Keempat, Sesungguhnya negara-negara Islam yang ada berbeda-beda, dengan perbedaan yang jauh dalam menyikapi hukum Islam.
Ada di antara mereka yang komit untuk berhukum pada syari'at Islam dari segi mabda' (prinsip), meskipun ada yang banyak atau sedikit dari sisi penerapan (aplikasi).
Ada juga di antara mereka yang berupaya mengambil hukum negaranya dari sumber syari'at Islam dan fiqihnya yang luas, tetapi hukum pidananya masih kebarat-baratan.
Ada lagi yang berani melawan (melanggar) hukum-hukum kerumahtanggaan atau"AI Ahwal Asy-Syakhshiyah." Sampai-sampai ada negara Arab memperbolehkan zina dan tidak diberi sanksi, selama saling suka sama suka. Di saat yang sama pernikahan malah di anggap suatu perbuatan dosa yang harus di beri sanksi.
Inilah yang membuat salah seorang yang cerdik di negara itu di sebelah utara Afrika. Ia telah menikah dengan isteri kedua dengan pernikahan yang sah secara syar'i, tetapi menjadi tidak dikuatkan oleh undang-undang secara wajar, ketika dilacak di rumah isterinya itu dia mengatakan, "Sesungguhnya ia pacarku. Akhirnya mereka memisahkan dengan menyesal, karena mereka mengira itu isterinya!"
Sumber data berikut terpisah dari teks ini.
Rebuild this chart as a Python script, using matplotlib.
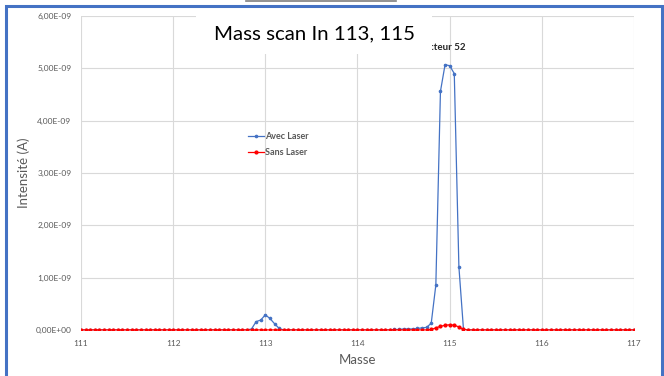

Negara tersebut telah menyerahkan perceraian itu di tangan wanita, dan merubah sanksi hukuman dalam masalah orang yang mendapatkan isterinya berkhianat kepadanya di rumahnya, ternyata bersama laki-laki lain di kamar tidurnya, sehingga membuatnya cemburu dan membunuhnya. Maka ia kemudian dihukum lima tahun sesuai dengan kondisinya, lalu diubah menjadi hukuman mati. (Ini yang terjadi di Tunis, Radio London, bulan Juli 1993).